Question and R package on study of Iraqi deaths

David Kane writes,

You posted before on the Burnham et al (2006) study on Iraqi mortality. I [Kane] have an R package with some preliminary analysis and comments.

My question concerns the confidence intervals reported in the prior study, Roberts et al (2004), by many of the same authors.

My question concerns the confidence intervals reported in the prior study, Roberts et al (2004), by many of the same authors. Their central result is:

“The risk of death was estimated to be 2.5-fold (95% CI 1.6 – 4.2) higher after the invasion when compared with the pre-invasion periods.”

Since they estimate a pre-war mortality rate of 5.0 per thousand, we can translate the confidence intervals given in relative risk above into a post-war mortality rate of 8.0 – 22.5. (Just multiply pre-war mortality by the new risk. I realize that this ignores the uncertainty in the pre-war estimate, but let’s ignore that complication for now.) The problem is that this contradicts the direct estimate of post-war mortality which the authors provide.

“The crude mortality rate during the period of invasion and occupation was 12.3 per 1,000 people per year for the post-invasion period. (95% CI 1.4 – 23.2)”

In other words, their direct measure of the confidence interval for post-war mortality is so high that there is no way that their confidence interval for the relative risk can be correct.

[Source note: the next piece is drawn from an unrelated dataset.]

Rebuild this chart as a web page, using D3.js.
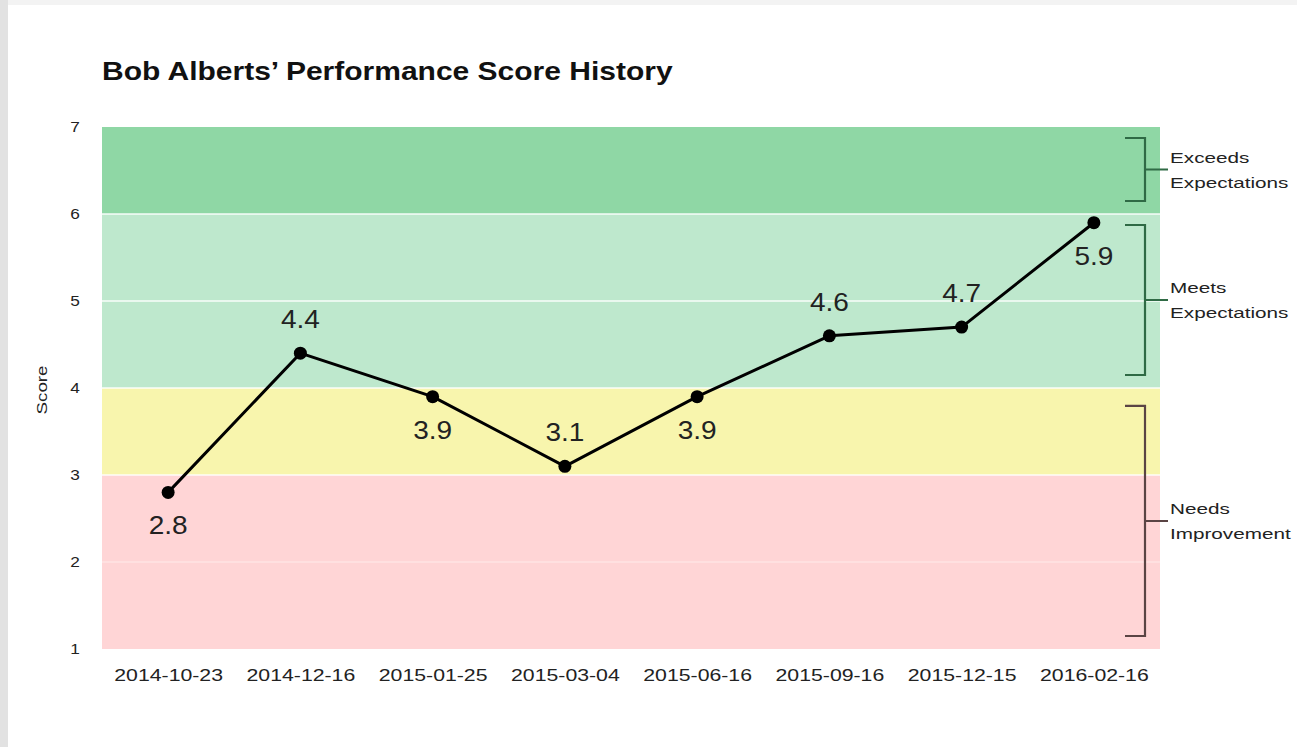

The more
imprecise their measure of pre-war mortality, the worse this conflict becomes.

It seems to be that either a) I don’t understand what is going on or, b) there is something fundamentally wrong with the results. Which is it?

Thanks for any help that your readers (or you!) can provide.

My quick thought is that new data became available between 2004 and 2006. The 2006 paper cited in my earlier blog entry estimated a pre-invasion mortality rate of 5.5 and a post-invasion rate of 13.3 (with confidence interval of [10.9, 16.1]) which is different from the [1.4, 23.2] interval you have above.

2 thoughts on “Question and R package on study of Iraqi deaths

  1. Thanks for posting this.

    Although the 2006 paper does provide new information, my question is *only* about the 2004 paper. I think that there must be something wrong with it, regardless of what the 2006 paper reported.
    Comments welcome!

  2. Is it not simply a matter of functional form? i.e the interval 1.6–2.5–4.2 is asymmetric and is presumably translated from a symmetric interval around a log-rate or a log-odds, while the 1.4–12.3–23.2 interval is symmetric around 12.3.

    Rate +/- 2*SE isn't really good practice, and can reasonably be expected to tend to be too low at both sides.